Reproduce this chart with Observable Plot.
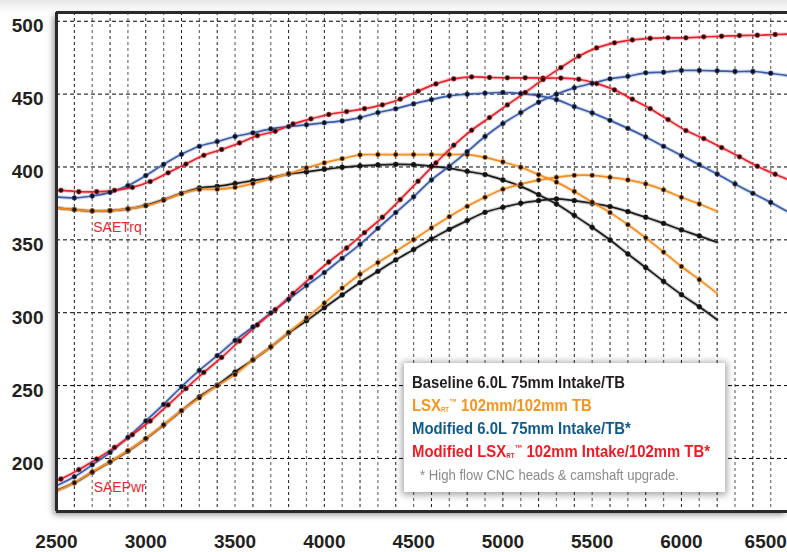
<!DOCTYPE html>
<html><head><meta charset="utf-8">
<script src="https://cdn.jsdelivr.net/npm/d3@7"></script>
<script src="https://cdn.jsdelivr.net/npm/@observablehq/plot@0.6"></script>
<style>
html,body{margin:0;padding:0;}
body{width:787px;height:552px;overflow:hidden;position:relative;background:linear-gradient(#e6e6e6 0px,#f4f4f4 7px,#fff 13px);font-family:"Liberation Sans",Arial,sans-serif;}
#chart{position:absolute;left:0;top:0;}
#legend{position:absolute;left:404px;top:363px;width:321px;height:129px;background:#fff;box-shadow:0 1px 7px 2px rgba(0,0,0,0.35);box-sizing:border-box;padding:8px 0 0 8px;}
#legend .l{font-family:"Liberation Sans",Arial,sans-serif;font-weight:bold;font-size:17px;line-height:23px;height:23px;white-space:nowrap;}
#legend .note{font-family:"Liberation Sans",Arial,sans-serif;font-size:15px;line-height:23px;height:23px;color:#8a8a8a;padding-left:8px;white-space:nowrap;}
#legend span{display:inline-block;transform-origin:0 50%;transform:scaleX(0.875);}
#legend sub{font-size:7px;vertical-align:-1px;line-height:0;}
#legend sup{font-size:9px;vertical-align:6px;line-height:0;}
</style></head>
<body>
<div id="chart"></div>
<div id="legend"></div>
<script>
// ---- data ----
const xTicks = [2500,3000,3500,4000,4500,5000,5500,6000,6500];
const yTicks = [200,250,300,350,400,450,500];

const rpmBase = d3.range(2500, 6201, 100);           // Baseline & LSX
const rpmMod6 = d3.range(2500, 6601, 100);           // Modified 6.0L
const rpmModLsx = [2500, ...d3.range(2525, 6526, 100), 6625]; // Modified LSX

const baseTq = [372,370.7,369.8,370,371.2,373.7,377.6,381.9,385.6,386.7,388.6,390.6,392.5,395.2,396.6,398.4,399.8,400.7,401.4,401.8,401.6,400.5,399.1,397,394.8,391.1,386.7,381,374.6,366.8,358.6,349.9,340.3,331,321.5,312.4,304.1,295.2];
const baseHp = [178,183.3,190.5,197.5,205,213.5,222.9,232.7,242.3,250.3,259.3,267.6,276.5,286.1,294.5,303.4,312.2,320.7,328.4,336.2,343.3,350.6,357.2,363.2,368.9,372.3,375.1,376.9,378.1,376.9,375.1,372.8,369.4,365.5,361.3,356.8,352.7,348.3];

const lsxTq = [372,370.7,369.8,370,371.2,373.3,377.1,381.7,384.5,384.7,386,388.6,392,395.4,399.4,402.8,405.7,408.3,408.5,408.5,408.5,408.5,408.5,408.5,406.6,403.5,399.8,394.8,389.6,383.2,375.8,368.7,360.4,351.4,341.6,331.7,322.7,313.3];
const lsxHp = [177.5,183.3,190.7,197.7,205.3,213.7,223.1,232.8,241.5,249.9,257.5,267.6,276.5,286.5,296.5,306.6,316.9,326.4,334.4,342.1,350.1,358.2,365.9,373,379.2,384.7,388.2,391,392.9,394.3,394.3,392.9,391.1,388.4,384.3,379.2,374.6,369.6];

const mod6Tq = [379.5,378.8,380.1,382.6,387.2,394.1,401.8,408.7,414.2,417.4,420.9,423.4,426.1,427.7,428.9,430.3,431.6,433.9,437.3,439.9,443.3,446.2,448.8,449.9,450.6,451.1,450.4,449,446.2,441.4,437.1,432,426.5,420.6,414.2,407.8,401.6,395.2,388.4,381.9,375.7,369];
const mod6Hp = [181.3,187.4,195.6,204.1,214.4,225.7,237.1,249.2,260.4,270.5,281,290.2,299.8,309.2,318.6,327.5,337.3,346.9,357.9,368.7,379.5,391.1,400.5,410.5,420.9,429.8,437.3,444.4,449.9,454.3,457.4,460.5,462.2,464.6,465,466.2,466.2,466,465.5,465.5,464.3,462.5];

const modLsxTq = [383.6,384,383,383,384,386,390,396,402,408,412,416.5,421.5,424.5,429.5,433,436,438,440,442.6,446.5,452,457,460.5,461.8,461.4,461.2,461.2,461,461,460.2,457.2,452.9,446.5,440,432.5,425,419.5,413.3,407,400.5,395,390];
const modLsxHp = [184.5,185.9,192.3,199.6,207.6,216.3,225.7,236.7,247.9,259,269.3,280.6,291.6,302.1,313.3,324.3,334.8,344.4,354.9,365.5,377.6,390.2,402.8,414.9,425.2,433.9,442.6,451.1,460,468.2,476,481.7,485.2,487.2,488.3,488.6,488.6,489.3,489.7,490.2,490.4,490.9,491.2];

const seriesNames = ["Baseline 6.0L 75mm Intake/TB","LSXRT™ 102mm/102mm TB","Modified 6.0L 75mm Intake/TB*","Modified LSXRT™ 102mm Intake/102mm TB*"];
const footnote = "* High flow CNC heads & camshaft upgrade.";
const curveLabels = [{label:"SAETrq", rpm:2706, value:358.4},{label:"SAEPwr", rpm:2708, value:180.1}];

// ---- styles ----
const lineColors = ["#1b1b1b","#f68b1f","#3b5cab","#e8232b"];
const textColors = ["#231f20","#f7941d","#0f5a8c","#ed1c24"];

const series = [
  {rpm: rpmBase, tq: baseTq, hp: baseHp},
  {rpm: rpmBase, tq: lsxTq, hp: lsxHp},
  {rpm: rpmMod6, tq: mod6Tq, hp: mod6Hp},
  {rpm: rpmModLsx, tq: modLsxTq, hp: modLsxHp}
];

const xDomain = [2500, 6594];
const yDomain = [163.6, 506];

const marks = [
  Plot.frame({fill: "white", stroke: "none"}),
  Plot.ruleX(d3.range(2600, 6501, 200), {stroke: "#000", strokeWidth: 0.9, strokeDasharray: "3,3"}),
  Plot.ruleX(d3.range(2700, 6501, 200), {stroke: "#6f6f6f", strokeWidth: 1.2, strokeDasharray: "3,3"}),
  Plot.ruleY(yTicks, {stroke: "#000", strokeWidth: 1, strokeDasharray: "4,3"})
];

series.forEach((s, i) => {
  ["tq","hp"].forEach(k => {
    const data = s.rpm.map((r, j) => ({rpm: r, v: s[k][j]}));
    marks.push(Plot.line(data, {x: "rpm", y: "v", stroke: lineColors[i], strokeWidth: 4, strokeOpacity: 0.2, curve: "catmull-rom", clip: true}));
    marks.push(Plot.line(data, {x: "rpm", y: "v", stroke: lineColors[i], strokeWidth: 1.7, curve: "catmull-rom", clip: true}));
  });
});
series.forEach((s, i) => {
  ["tq","hp"].forEach(k => {
    const data = s.rpm.map((r, j) => ({rpm: r, v: s[k][j]})).slice(1, -1);
    marks.push(Plot.dot(data, {x: "rpm", y: "v", r: 2.4, fill: "#111", stroke: lineColors[i], strokeWidth: 1, strokeOpacity: 0.6, clip: true}));
  });
});

const axisText = {tickSize: 0, fontSize: 19, fontWeight: "bold", fill: "#231f20", label: null};
marks.push(
  Plot.text(curveLabels, {x: "rpm", y: "value", text: "label", textAnchor: "start", fill: "#e8262e", fontSize: 14}),
  Plot.ruleX([xDomain[0]], {stroke: "#2a2a2a", strokeWidth: 3}),
  Plot.ruleY(yDomain, {stroke: "#2a2a2a", strokeWidth: 3}),
  Plot.axisX(xTicks.slice(0, -1), {...axisText, tickPadding: 23, tickFormat: d => String(d)}),
  Plot.axisX(xTicks.slice(-1), {...axisText, tickPadding: 23, dx: -5, tickFormat: d => String(d)}),
  Plot.axisY(yTicks, {...axisText, tickPadding: 13, dy: 5})
);

const chart = Plot.plot({
  width: 787, height: 552,
  marginLeft: 56, marginRight: 0, marginTop: 12, marginBottom: 41,
  style: {background: "transparent", fontFamily: "'Liberation Sans', Arial, sans-serif"},
  x: {domain: xDomain},
  y: {domain: yDomain},
  marks
});
const fr = chart.querySelector('[aria-label="frame"]');
if (fr) fr.style.filter = "drop-shadow(-3px 3px 3px rgba(0,0,0,0.45))";
document.getElementById("chart").appendChild(chart);

// ---- legend ----
const leg = document.getElementById("legend");
const fmt = s => s.replace("LSXRT™", "LSX<sub>RT</sub><sup>™</sup>");
seriesNames.forEach((n, i) => {
  const d = document.createElement("div");
  d.className = "l";
  d.style.color = textColors[i];
  d.innerHTML = "<span>" + fmt(n) + "</span>";
  leg.appendChild(d);
});
const nd = document.createElement("div");
nd.className = "note";
nd.innerHTML = "<span></span>";
nd.firstChild.textContent = footnote;
leg.appendChild(nd);
</script>
</body></html>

◆ ◆ ◆ ◆

Exercise instructions: Each line in the data that holds the string "chart" should be found and copied.

Solution to the problem:
Reproduce this chart with Observable Plot.
#chart{position:absolute;left:0;top:0;}
<div id="chart"></div>
const chart = Plot.plot({
const fr = chart.querySelector('[aria-label="frame"]');
document.getElementById("chart").appendChild(chart);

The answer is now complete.